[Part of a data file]

========

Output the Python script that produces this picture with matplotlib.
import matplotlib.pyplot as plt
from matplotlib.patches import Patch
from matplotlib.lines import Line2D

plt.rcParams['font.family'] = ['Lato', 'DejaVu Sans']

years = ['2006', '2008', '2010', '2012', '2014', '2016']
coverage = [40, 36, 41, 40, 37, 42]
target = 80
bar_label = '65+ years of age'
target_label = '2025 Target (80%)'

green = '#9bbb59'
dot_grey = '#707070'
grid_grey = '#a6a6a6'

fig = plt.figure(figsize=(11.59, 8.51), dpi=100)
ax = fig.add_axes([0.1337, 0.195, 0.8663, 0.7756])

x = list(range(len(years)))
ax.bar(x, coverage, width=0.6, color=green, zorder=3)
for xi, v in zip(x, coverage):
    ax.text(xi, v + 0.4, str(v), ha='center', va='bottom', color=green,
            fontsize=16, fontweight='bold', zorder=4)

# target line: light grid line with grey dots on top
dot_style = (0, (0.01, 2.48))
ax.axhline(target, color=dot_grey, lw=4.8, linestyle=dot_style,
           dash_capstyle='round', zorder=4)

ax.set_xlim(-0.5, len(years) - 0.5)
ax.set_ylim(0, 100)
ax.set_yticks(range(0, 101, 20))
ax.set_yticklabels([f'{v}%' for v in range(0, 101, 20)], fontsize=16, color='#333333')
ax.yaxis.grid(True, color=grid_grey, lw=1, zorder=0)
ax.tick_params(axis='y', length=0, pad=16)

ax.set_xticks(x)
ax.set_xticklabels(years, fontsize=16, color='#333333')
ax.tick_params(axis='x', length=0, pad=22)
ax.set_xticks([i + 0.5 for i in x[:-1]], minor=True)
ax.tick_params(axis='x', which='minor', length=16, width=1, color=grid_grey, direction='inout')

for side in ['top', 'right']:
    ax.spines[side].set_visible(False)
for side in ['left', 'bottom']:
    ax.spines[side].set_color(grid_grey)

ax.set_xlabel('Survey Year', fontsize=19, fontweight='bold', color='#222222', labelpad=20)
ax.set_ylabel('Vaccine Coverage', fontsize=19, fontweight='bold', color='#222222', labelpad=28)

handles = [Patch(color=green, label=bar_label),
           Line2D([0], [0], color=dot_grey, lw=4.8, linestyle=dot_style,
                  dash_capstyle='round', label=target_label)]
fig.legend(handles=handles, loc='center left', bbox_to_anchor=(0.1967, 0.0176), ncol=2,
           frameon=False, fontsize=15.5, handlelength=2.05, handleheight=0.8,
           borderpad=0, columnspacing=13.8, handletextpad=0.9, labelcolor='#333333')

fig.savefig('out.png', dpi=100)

========

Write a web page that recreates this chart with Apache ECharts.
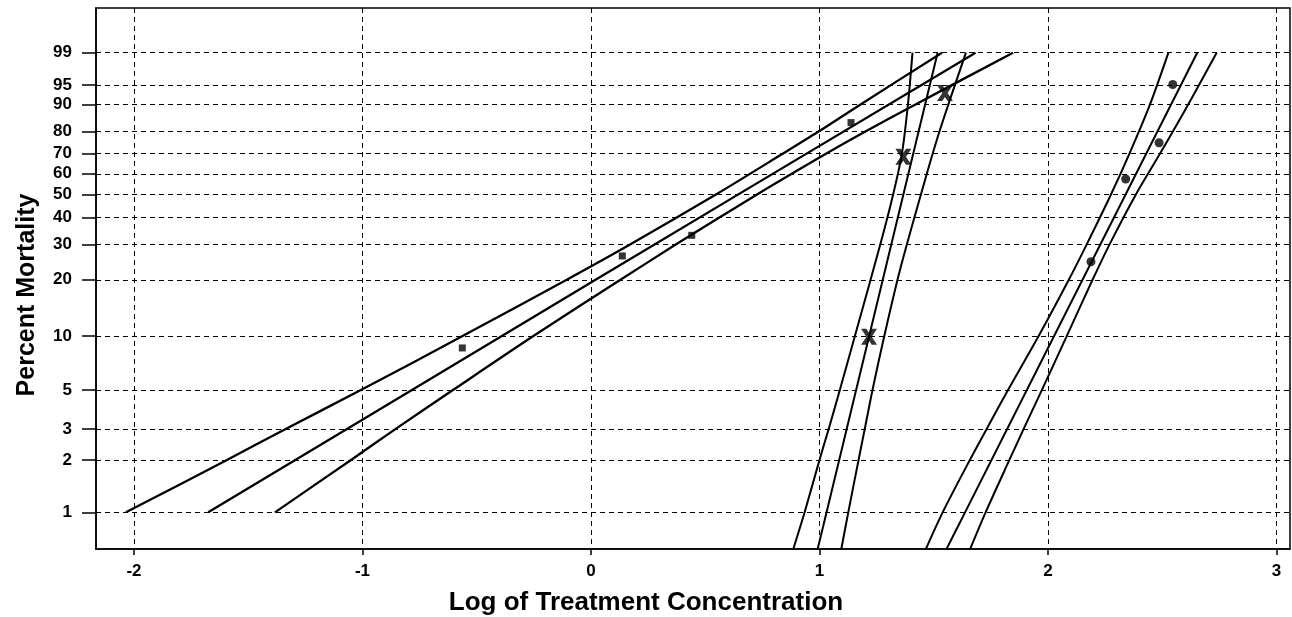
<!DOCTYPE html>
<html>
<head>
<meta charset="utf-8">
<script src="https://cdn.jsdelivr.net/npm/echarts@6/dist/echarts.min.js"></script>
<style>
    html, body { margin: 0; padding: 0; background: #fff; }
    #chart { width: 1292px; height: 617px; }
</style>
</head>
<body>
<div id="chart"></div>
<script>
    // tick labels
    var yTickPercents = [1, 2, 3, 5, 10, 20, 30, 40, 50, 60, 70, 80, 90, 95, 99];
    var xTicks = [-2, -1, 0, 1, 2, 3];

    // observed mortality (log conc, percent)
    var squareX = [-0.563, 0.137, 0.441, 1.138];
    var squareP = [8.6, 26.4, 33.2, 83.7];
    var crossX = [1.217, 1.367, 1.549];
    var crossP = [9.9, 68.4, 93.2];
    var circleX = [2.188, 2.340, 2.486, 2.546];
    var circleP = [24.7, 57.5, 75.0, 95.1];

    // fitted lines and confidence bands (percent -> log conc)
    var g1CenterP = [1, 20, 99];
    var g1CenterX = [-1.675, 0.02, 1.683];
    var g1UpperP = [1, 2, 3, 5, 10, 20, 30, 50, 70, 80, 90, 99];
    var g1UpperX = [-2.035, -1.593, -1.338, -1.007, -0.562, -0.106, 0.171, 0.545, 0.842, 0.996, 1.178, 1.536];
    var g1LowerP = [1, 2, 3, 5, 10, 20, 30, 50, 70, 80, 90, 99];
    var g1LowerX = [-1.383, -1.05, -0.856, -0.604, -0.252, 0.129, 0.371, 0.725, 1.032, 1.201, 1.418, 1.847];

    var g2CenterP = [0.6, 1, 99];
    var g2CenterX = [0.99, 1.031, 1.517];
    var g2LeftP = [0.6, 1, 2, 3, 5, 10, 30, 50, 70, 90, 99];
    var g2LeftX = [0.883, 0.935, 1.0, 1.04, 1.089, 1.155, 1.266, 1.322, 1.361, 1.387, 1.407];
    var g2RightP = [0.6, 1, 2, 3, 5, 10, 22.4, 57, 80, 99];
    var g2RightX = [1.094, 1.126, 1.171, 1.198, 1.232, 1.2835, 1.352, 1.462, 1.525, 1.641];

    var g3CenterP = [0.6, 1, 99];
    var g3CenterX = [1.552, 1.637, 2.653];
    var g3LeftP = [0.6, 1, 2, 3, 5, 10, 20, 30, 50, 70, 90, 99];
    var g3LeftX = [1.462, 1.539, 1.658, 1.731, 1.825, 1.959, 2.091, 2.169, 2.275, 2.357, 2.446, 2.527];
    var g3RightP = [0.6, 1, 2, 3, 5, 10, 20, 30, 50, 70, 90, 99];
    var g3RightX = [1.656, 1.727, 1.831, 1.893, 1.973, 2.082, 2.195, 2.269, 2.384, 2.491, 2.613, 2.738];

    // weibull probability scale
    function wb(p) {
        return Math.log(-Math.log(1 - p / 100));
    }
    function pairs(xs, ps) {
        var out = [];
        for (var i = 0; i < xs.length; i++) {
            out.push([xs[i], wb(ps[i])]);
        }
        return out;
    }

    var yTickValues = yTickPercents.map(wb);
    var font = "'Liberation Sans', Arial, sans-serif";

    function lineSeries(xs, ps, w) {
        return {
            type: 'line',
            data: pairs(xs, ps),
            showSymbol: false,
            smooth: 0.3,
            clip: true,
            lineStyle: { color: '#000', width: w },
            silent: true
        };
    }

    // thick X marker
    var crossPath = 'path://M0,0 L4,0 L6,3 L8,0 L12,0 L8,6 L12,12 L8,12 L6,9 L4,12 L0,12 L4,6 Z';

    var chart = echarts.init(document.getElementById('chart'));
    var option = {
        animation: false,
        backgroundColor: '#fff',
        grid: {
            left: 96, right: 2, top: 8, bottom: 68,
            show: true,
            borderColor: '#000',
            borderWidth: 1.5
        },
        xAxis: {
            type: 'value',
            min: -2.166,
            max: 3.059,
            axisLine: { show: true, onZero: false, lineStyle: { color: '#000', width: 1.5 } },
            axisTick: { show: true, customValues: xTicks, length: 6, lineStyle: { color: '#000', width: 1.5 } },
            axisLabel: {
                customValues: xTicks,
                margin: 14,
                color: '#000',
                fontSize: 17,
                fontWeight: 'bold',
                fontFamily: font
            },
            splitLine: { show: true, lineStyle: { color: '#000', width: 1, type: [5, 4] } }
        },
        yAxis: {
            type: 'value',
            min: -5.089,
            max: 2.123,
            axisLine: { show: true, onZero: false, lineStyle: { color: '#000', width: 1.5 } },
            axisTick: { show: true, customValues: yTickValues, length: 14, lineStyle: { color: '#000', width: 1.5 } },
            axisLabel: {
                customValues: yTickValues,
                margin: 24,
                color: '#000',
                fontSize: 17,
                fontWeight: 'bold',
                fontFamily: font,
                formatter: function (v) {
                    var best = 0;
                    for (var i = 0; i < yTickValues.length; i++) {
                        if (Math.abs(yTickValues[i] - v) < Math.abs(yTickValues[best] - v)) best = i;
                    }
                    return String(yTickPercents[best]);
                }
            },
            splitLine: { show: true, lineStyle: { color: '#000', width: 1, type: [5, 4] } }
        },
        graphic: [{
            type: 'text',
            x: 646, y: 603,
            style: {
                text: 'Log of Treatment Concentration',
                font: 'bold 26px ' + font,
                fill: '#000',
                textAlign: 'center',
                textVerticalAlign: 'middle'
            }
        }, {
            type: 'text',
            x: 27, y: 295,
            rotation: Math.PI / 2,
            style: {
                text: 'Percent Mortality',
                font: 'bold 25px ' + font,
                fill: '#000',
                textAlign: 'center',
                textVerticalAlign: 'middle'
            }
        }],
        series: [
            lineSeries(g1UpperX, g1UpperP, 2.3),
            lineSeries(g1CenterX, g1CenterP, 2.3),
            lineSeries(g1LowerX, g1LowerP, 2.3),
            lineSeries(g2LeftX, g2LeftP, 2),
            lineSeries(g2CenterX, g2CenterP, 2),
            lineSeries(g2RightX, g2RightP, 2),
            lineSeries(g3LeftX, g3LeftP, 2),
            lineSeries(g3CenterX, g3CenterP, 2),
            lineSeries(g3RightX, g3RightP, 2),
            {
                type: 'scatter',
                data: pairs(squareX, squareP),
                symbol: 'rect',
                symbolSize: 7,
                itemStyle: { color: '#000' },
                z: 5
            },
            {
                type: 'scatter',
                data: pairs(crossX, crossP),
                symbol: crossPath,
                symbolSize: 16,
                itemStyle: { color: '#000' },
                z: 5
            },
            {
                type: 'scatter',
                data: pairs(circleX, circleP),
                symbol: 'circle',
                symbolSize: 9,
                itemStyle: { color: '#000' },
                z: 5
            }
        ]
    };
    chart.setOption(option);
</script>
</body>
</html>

========

- WORK REQUIRED -
Write out exactly the lines from the one that has "Write a web" down to the one that has "var circleP = [24.7, 57.5, 75.0, 95.1];", including both. Pictures stay out of the copy.

- REPLY TO THE EXERCISE -
Write a web page that recreates this chart with Apache ECharts.
<!DOCTYPE html>
<html>
<head>
<meta charset="utf-8">
<script src="https://cdn.jsdelivr.net/npm/echarts@6/dist/echarts.min.js"></script>
<style>
    html, body { margin: 0; padding: 0; background: #fff; }
    #chart { width: 1292px; height: 617px; }
</style>
</head>
<body>
<div id="chart"></div>
<script>
    // tick labels
    var yTickPercents = [1, 2, 3, 5, 10, 20, 30, 40, 50, 60, 70, 80, 90, 95, 99];
    var xTicks = [-2, -1, 0, 1, 2, 3];

    // observed mortality (log conc, percent)
    var squareX = [-0.563, 0.137, 0.441, 1.138];
    var squareP = [8.6, 26.4, 33.2, 83.7];
    var crossX = [1.217, 1.367, 1.549];
    var crossP = [9.9, 68.4, 93.2];
    var circleX = [2.188, 2.340, 2.486, 2.546];
    var circleP = [24.7, 57.5, 75.0, 95.1];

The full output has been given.